Playing to boys’ interests starts early, sadly often in coding and computer science classes at the primary school level.

The temptation is to focus on diving into the ultra-geeky, more masculine activities to showcase all of the cool stuff you can do with tech. Race car robots. Monster robots. Space warrior robots. Etcetera.

But that’s exactly when teachers make the biggest mistakes in terms of excluding many girls who are yet to discover the magic of inventing technology.

We at NewTechKids learned this lesson recently. During our ‘Bringing Books & Films to Life with Robots’ bootcamp, we chose ‘Star Wars’ as one of the class themes. Kids were challenged to invent a new droid. Imagine our surprise when several of the girls indicated that they weren’t familiar with the ‘Star Wars’ franchise while all of the boys were whooping with glee.

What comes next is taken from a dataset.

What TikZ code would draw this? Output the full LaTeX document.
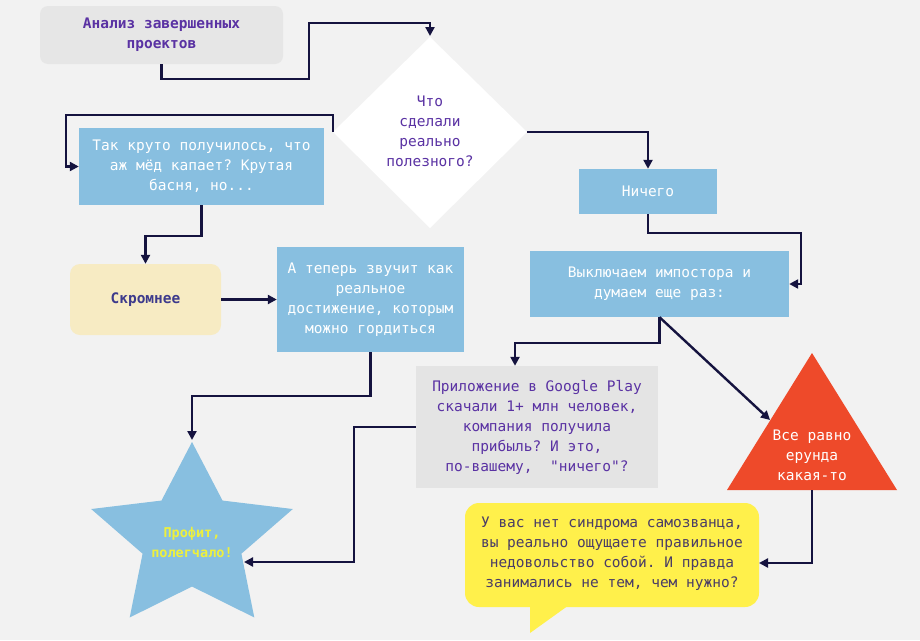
\documentclass[tikz,border=0pt]{standalone}
\usepackage{fontspec}
\setmainfont{DejaVu Sans Mono}
\setmonofont{DejaVu Sans Mono}
\renewcommand{\familydefault}{\ttdefault}
\usetikzlibrary{arrows.meta,calc}
\definecolor{bgc}{HTML}{F2F2F2}
\definecolor{headfill}{HTML}{E6E6E6}
\definecolor{boxblue}{HTML}{88BFE0}
\definecolor{grayfill}{HTML}{E4E4E4}
\definecolor{bubble}{HTML}{FFF04B}
\definecolor{paleyel}{HTML}{F7EBC3}
\definecolor{tri}{HTML}{EE4A2A}
\definecolor{purp}{HTML}{5A32A3}
\definecolor{navytxt}{HTML}{3D3A8C}
\definecolor{conncol}{HTML}{15133F}
\definecolor{startxt}{HTML}{EEF03C}
\definecolor{bubtxt}{HTML}{4A3D66}
\begin{document}
\begin{tikzpicture}[x=1pt,y=-1pt,
  txt/.style={font=\ttfamily\fontsize{14.5}{20}\selectfont, align=center, inner sep=0pt},
  bluebox/.style={txt, fill=boxblue, text=white},
  conn/.style={draw=conncol, line width=2.4pt, -{Triangle[length=9pt,width=9pt]}},
]
\useasboundingbox (0,0) rectangle (920,640);
\fill[bgc] (0,0) rectangle (920,640);

% header
\node[txt, fill=headfill, rounded corners=8pt, minimum width=243pt, minimum height=58pt, text=purp, font=\ttfamily\fontsize{14.5}{20}\selectfont\bfseries] (a) at (161.5,35) {Анализ завершенных\\проектов};

% diamond
\coordinate (dtop) at (430,37);
\coordinate (dleft) at (333,132);
\coordinate (dright) at (527,132);
\coordinate (dbot) at (430,228);
\fill[white] (dtop) -- (dright) -- (dbot) -- (dleft) -- cycle;
\node[txt, text=purp] (dtext) at (430,131) {Что\\сделали\\реально\\полезного?};

% boxes
\node[bluebox, minimum width=245pt, minimum height=77pt] (b) at (201.5,166.5) {Так круто получилось, что\\аж мёд капает? Крутая\\басня, но...};
\node[txt, fill=paleyel, rounded corners=10pt, minimum width=151pt, minimum height=71pt, text=navytxt, font=\ttfamily\fontsize{14.5}{20}\selectfont\bfseries] (c) at (145.5,299.5) {Скромнее};
\node[bluebox, minimum width=187pt, minimum height=105pt] (d) at (370.5,299.5) {А теперь звучит как\\реальное\\достижение, которым\\можно гордиться};
\node[bluebox, minimum width=138pt, minimum height=45pt] (e) at (648,191.5) {Ничего};
\node[bluebox, minimum width=259pt, minimum height=66pt] (f) at (659.5,284) {Выключаем импостора и\\думаем еще раз:};
\node[txt, fill=grayfill, minimum width=242pt, minimum height=122pt, text=purp] (g) at (537,427) {Приложение в Google Play\\скачали 1+ млн человек,\\компания получила\\прибыль? И это,\\по-вашему,~ "ничего"?};

% triangle
\coordinate (ttop) at (812,353);
\coordinate (tbl) at (727,490);
\coordinate (tbr) at (897,490);
\coordinate (tbot) at (812,490);
\coordinate (tleft) at (770,420);
\fill[tri] (ttop) -- (tbr) -- (tbl) -- cycle;
\node[txt, text=white] (ttext) at (812,455) {Все равно\\ерунда\\какая-то};

% star
\fill[boxblue] (192,442) \foreach \k [evaluate=\k as \r using {mod(\k,2)==0 ? 1 : 0.49}] in {1,...,9} { -- ({192+106*\r*cos(90+36*\k)}, {539-97*\r*sin(90+36*\k)}) } -- cycle;
\coordinate (startop) at (192,440);
\coordinate (starright) at (244,562);
\node[txt, text=startxt, font=\ttfamily\fontsize{13.5}{20}\selectfont\bfseries] (s) at (192,542) {Профит,\\полегчало!};

% bubble
\fill[bubble, rounded corners=14pt] (465,503) rectangle (759,607);
\fill[bubble] (530,600) -- (530,633) -- (576,600) -- cycle;
\node[txt, text=bubtxt] (h) at (612,554) {У вас нет синдрома самозванца,\\вы реально ощущаете правильное\\недовольство собой. И правда\\занимались не тем, чем нужно?};
\coordinate (hright) at (759,563);

% connectors
\draw[conn] (a.south) -- ++(0,15) -| (309,23) -- (430,23) -- (430,36);
\draw[conn] (dleft) |- (66,115) |- (b.west);
\draw[conn] (b.south) -- ++(0,31) -| (c.north);
\draw[conn] (c.east) -- (d.west);
\draw[conn] (d.south) -- ++(0,44) -| (startop);
\draw[conn] (dright) -| (e.north);
\draw[conn] (e.south) |- (801,233) |- (f.east);
\draw[conn] (f.south) -- ++(0,26) -| ([xshift=-22pt]g.north);
\draw[conn] (f.south) -- (tleft);
\draw[conn] (tbot) |- (hright);
\draw[conn] (g.west) -| (354,562) -- (starright);
\end{tikzpicture}
\end{document}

This was a big ‘aha’ moment for us in terms of being more careful with our selection of themes which are gender neutral or appeal equally to all of our students. Existing school subjects are a wealth of inspiration for gender neutral themes that we draw on: art, history, geography, math and logic, current events.

A big reminder: we’re not going to solve the tech talent pipeline by only playing to the interests of kids (mostly boys) who are already crazy about technology. 

(By the way, knowing nothing about ‘Star Wars’ didn’t stop these girls from tricking out their droid with the most light sabres and guns of any students in our class. See the photo accompanying this blog for their masterpiece.)